* _Your objective_:
Single out each line with the word "chart" and copy it.

* _Dataset section_:
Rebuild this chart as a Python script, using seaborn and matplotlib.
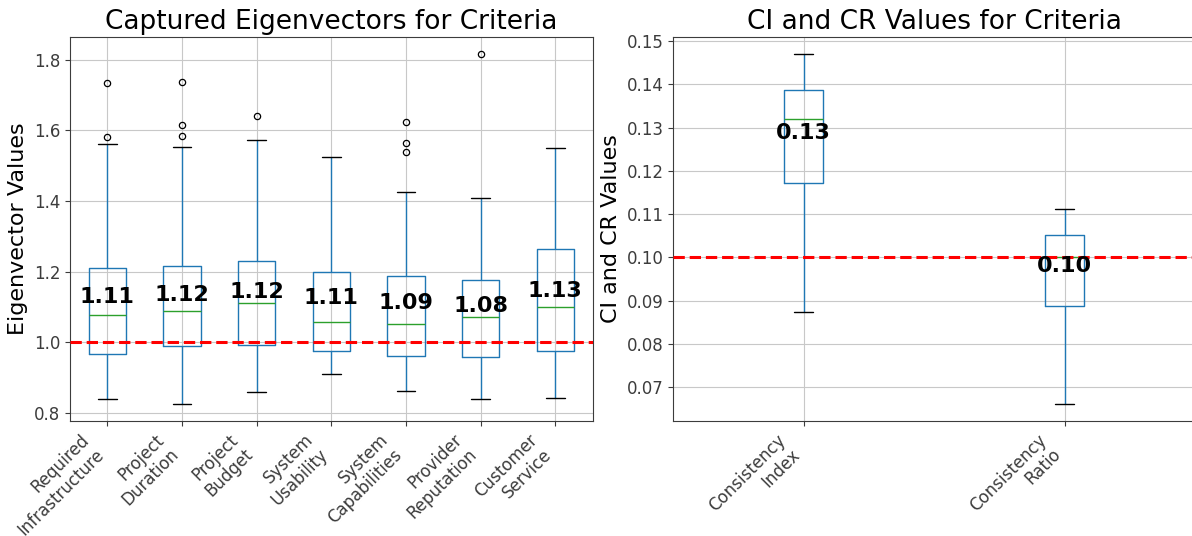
import numpy as np
import pandas as pd
import matplotlib
matplotlib.use("Agg")
import matplotlib.pyplot as plt
import seaborn as sns

# ---------------- data ----------------
criteria = ["Required\nInfrastructure", "Project\nDuration", "Project\nBudget",
            "System\nUsability", "System\nCapabilities", "Provider\nReputation",
            "Customer\nService"]
crit_whislo = [0.8375, 0.826, 0.860, 0.9084, 0.862, 0.8375, 0.8413]
crit_q1 = [0.967, 0.988, 0.9915, 0.9736, 0.960, 0.9584, 0.9745]
crit_median = [1.0765, 1.0878, 1.1096, 1.0567, 1.051, 1.0708, 1.0992]
crit_q3 = [1.210, 1.215, 1.2295, 1.1993, 1.186, 1.1747, 1.2626]
crit_whishi = [1.561, 1.553, 1.5724, 1.5242, 1.425, 1.408, 1.5497]
crit_outliers = [[1.580, 1.734], [1.584, 1.616, 1.736], [1.641], [],
                 [1.538, 1.565, 1.623], [1.815], []]
crit_means = [1.110, 1.116, 1.124, 1.108, 1.094, 1.084, 1.127]

consistency = ["Consistency\nIndex", "Consistency\nRatio"]
cons_whislo = [0.08737, 0.0662]
cons_q1 = [0.1171, 0.0888]
cons_median = [0.1319, 0.1000]
cons_q3 = [0.13875, 0.1051]
cons_whishi = [0.1469, 0.11125]
cons_outliers = [[], []]
cons_means = [0.1287, 0.0980]

eig_threshold = 1.0
cr_threshold = 0.10


def sample_from_summary(lo, q1, med, q3, hi, outliers):
    """17 observations whose linear-interpolated quartiles equal q1/med/q3
    and whose 1.5*IQR whiskers end at lo/hi (values read from the chart)."""
    upper = [hi] + list(outliers)
    upper += [hi] * (4 - len(upper))
    return [lo] + [q1] * 4 + [med] * 4 + [q3] * 4 + upper


def long_frame(names, lo, q1, med, q3, hi, outl):
    rows = []
    for i, n in enumerate(names):
        for v in sample_from_summary(lo[i], q1[i], med[i], q3[i], hi[i], outl[i]):
            rows.append((n, v))
    return pd.DataFrame(rows, columns=["criterion", "value"])


df_eig = long_frame(criteria, crit_whislo, crit_q1, crit_median, crit_q3,
                    crit_whishi, crit_outliers)
df_con = long_frame(consistency, cons_whislo, cons_q1, cons_median, cons_q3,
                    cons_whishi, cons_outliers)

# ---------------- style ----------------
sns.set_style("white", rc={
    "axes.edgecolor": "#3c3c3c",
    "axes.linewidth": 1.0,
    "axes.grid": True,
    "grid.color": "#c8c8c8",
    "grid.linewidth": 1.0,
    "xtick.bottom": True,
    "ytick.left": True,
    "xtick.major.size": 4,
    "ytick.major.size": 4,
    "xtick.color": "#3c3c3c",
    "ytick.color": "#3c3c3c",
    "xtick.labelcolor": "black",
    "ytick.labelcolor": "black",
    "text.color": "black",
    "axes.labelcolor": "black",
})
plt.rcParams["font.family"] = ["DejaVu Sans"]

C0, C2 = "#1f77b4", "#2ca02c"
box_kw = dict(
    fill=False, color=C0, saturation=1, linewidth=1.0,
    medianprops=dict(color=C2, linewidth=1.0),
    whiskerprops=dict(color=C0, linewidth=1.0),
    capprops=dict(color="black", linewidth=1.0),
    boxprops=dict(color=C0, linewidth=1.0),
    flierprops=dict(marker="o", markerfacecolor="none",
                    markeredgecolor="black", markersize=4.5,
                    markeredgewidth=0.9),
)

W, H = 1192, 536
fig = plt.figure(figsize=(W / 100, H / 100), dpi=100)
ax1 = fig.add_axes([70 / W, (H - 421) / H, 522.7 / W, 384 / H])
ax2 = fig.add_axes([673.3 / W, (H - 421) / H, 521.7 / W, 384 / H])

# ---------------- left panel ----------------
sns.boxplot(data=df_eig, x="criterion", y="value", order=criteria,
            width=0.5, ax=ax1, **box_kw)
ax1.axhline(eig_threshold, color="red", linestyle="--", linewidth=2.2, zorder=3)
for i, m in enumerate(crit_means):
    ax1.text(i, m, f"{m:.2f}", ha="center", va="baseline",
             fontsize=16, fontweight="bold", zorder=4)
ax1.set_xlim(-0.5, len(criteria) - 0.5)
ax1.grid(True, axis="both")
ax1.set_title("Captured Eigenvectors for Criteria", fontsize=19)
ax1.set_ylabel("Eigenvector Values", fontsize=16)
ax1.set_xlabel("")
ax1.set_xticks(range(len(criteria)))
ax1.set_xticklabels(criteria, rotation=45, ha="right", fontsize=12)
ax1.tick_params(axis="y", labelsize=12)

# ---------------- right panel ----------------
sns.boxplot(data=df_con, x="criterion", y="value", order=consistency,
            width=0.148, ax=ax2, **box_kw)
ax2.axhline(cr_threshold, color="red", linestyle="--", linewidth=2.2, zorder=3)
for i, m in enumerate(cons_means):
    ax2.text(i, m, f"{m:.2f}", ha="center", va="center",
             fontsize=16, fontweight="bold", zorder=4)
ax2.set_xlim(-0.5, len(consistency) - 0.5)
ax2.grid(True, axis="both")
ax2.set_title("CI and CR Values for Criteria", fontsize=19)
ax2.set_ylabel("CI and CR Values", fontsize=16)
ax2.set_xlabel("")
ax2.set_xticks(range(len(consistency)))
ax2.set_xticklabels(consistency, rotation=45, ha="right", fontsize=12)
ax2.tick_params(axis="y", labelsize=12)

fig.savefig("out.png", dpi=100)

* _Reply_:
Rebuild this chart as a Python script, using seaborn and matplotlib.
    and whose 1.5*IQR whiskers end at lo/hi (values read from the chart)."""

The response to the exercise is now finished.